Entweder fehlt die für das SA-Konzept überlebensnotwendige Ironie. Anna Uddenbergs Skulptur einer auf dem Rücken liegenden Frau, die sich ihre Scham mit dem Smartphone bespiegelt beispielsweise spießt die contemporane Selfie-Manie mit plattestem Brutalsarkasmus auf.

Oder sie wechseln gleich ins Dienstleistungslager. Obwohl es ein Vorteil des DIS-Konzepts der verschwimmenden Grenzen zwischen Kunst und Kommerz ist, die sozialökologischen Impulse der allerjüngsten Kreativindustrie sichtbar zu machen.

An Nik Kosmas’ Fitnessgeräten in der Akademie können Besucher für 10 Euro ein „Open Workout“ buchen. Sollen sie hier den Irrwitz der in unzähligen Texten befeindeten neoliberalen „Selbstoptimierung“ ausschwitzen? Irgendwie fehlt der Affirmationsidee dieser Biennale das subtile Moment, das sie ins wirklich Subversive wendet.

„It’s a start up!“, versuchte Christopher Kulendran Thomas Besucher von seiner postnationalen Erlebnis-Suite „New Eelam“ zu überzeugen. Warum sammelt er dafür dann nicht auf einer Designmesse? Hatten die DISler sich nicht in Interviews zu „Kindern des Börsen-Crashs“ von 2008 stilisiert?

Die Ansprüche unterlaufen

So unterläuft diese Biennale ihre eigenen Ansprüche. In Umkehrung eines abgenutzten Axioms ließe sich bilanzieren, dass ihre materielle Basis oft nicht hält, was der rhetorische Überbau verspricht. Die DIS-Biennale wirkt wie deren ins Dreidimensionale entlassene Website „DIS Magazine“. Gegen diese delirierende Lounge aus Kunst und Werbung, Lifestyle und Kreativindustrie, samt Ökosaft-Bar und Aufsichts-Uniformen, gegen Kritik immunisiert mit diversen Politintarsien, waren Laibach oder Jonathan Meese raffinierter.

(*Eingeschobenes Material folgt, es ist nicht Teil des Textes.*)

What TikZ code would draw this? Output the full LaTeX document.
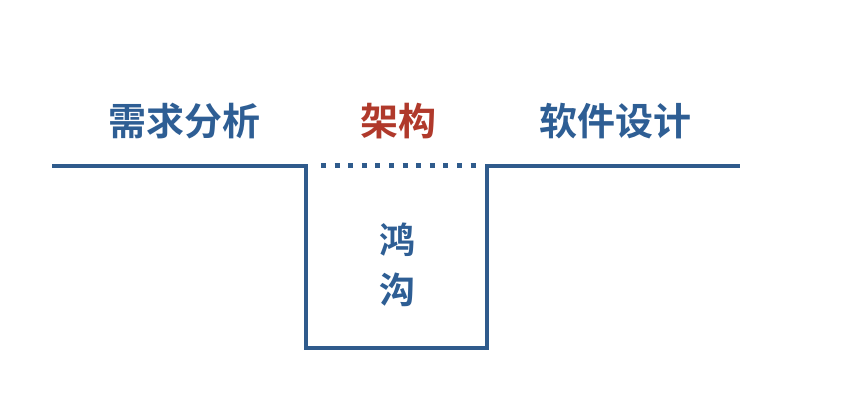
\documentclass[tikz,border=0pt]{standalone}
\usepackage{fontspec}
\newfontfamily\cjk{Noto Sans CJK SC Bold}
\definecolor{lineblue}{HTML}{2F5B8C}
\definecolor{textblue}{HTML}{2E5E94}
\definecolor{archred}{HTML}{B0392B}
\begin{document}
\begin{tikzpicture}[x=1pt,y=1pt,
  wall/.style={draw=lineblue,line width=4.6pt,line join=miter},
  gap/.style={draw=lineblue,line width=5pt,dash pattern=on 5pt off 8.6pt},
  phase/.style={font=\cjk\fontsize{38}{44}\selectfont,text=textblue,inner sep=0pt},
  hot/.style={phase,text=archred}]
\useasboundingbox (0,0) rectangle (860,410);
\fill[white] (0,0) rectangle (860,410);
% ground line with the trench in the middle
\coordinate (l0) at (52,244);
\coordinate (l1) at (306,244);
\coordinate (b0) at (306,62);
\coordinate (b1) at (487,62);
\coordinate (r1) at (487,244);
\coordinate (r0) at (740,244);
\draw[wall] (l0) -- (l1) -- (b0) -- (b1) -- (r1) -- (r0);
\coordinate (g0) at (321,244);
\coordinate (g1) at (478,244);
\draw[gap] (g0) -- (g1);
% labels
\node[phase] (req) at (184,289) {需求分析};
\node[hot] (arch) at (398,289) {架构};
\node[phase] (design) at (615,289) {软件设计};
\node[phase,font=\cjk\fontsize{36}{40}\selectfont] (hong) at (397,170) {鸿};
\node[phase,font=\cjk\fontsize{36}{40}\selectfont] (gou) at (397,120) {沟};
\end{tikzpicture}
\end{document}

Die Berlin Biennale gibt es seit 1998 und sie findet vom 4. Juni bis 18. September 2016 statt. Die Ausstellung internationaler zeitgenössischer Kunst wird dieses Jahr von Lauren Boyle, Solomon Chase, Marco Roso und David Toro vom Kollektiv DIS kuratiert.

Wehmütig denkt man an Christoph Schlingensiefs Aktion „Ausländer raus“ vor sechzehn Jahren auf den Wiener Festwochen. Und wer gern virtuos zwischen Scheinwelt und Realität switchen will, könnte sich an einen Film aus dem Jahr 1999 erinnern. Mit einer „Matrix“-Biennale-Form hätten wir womöglich echten Fun.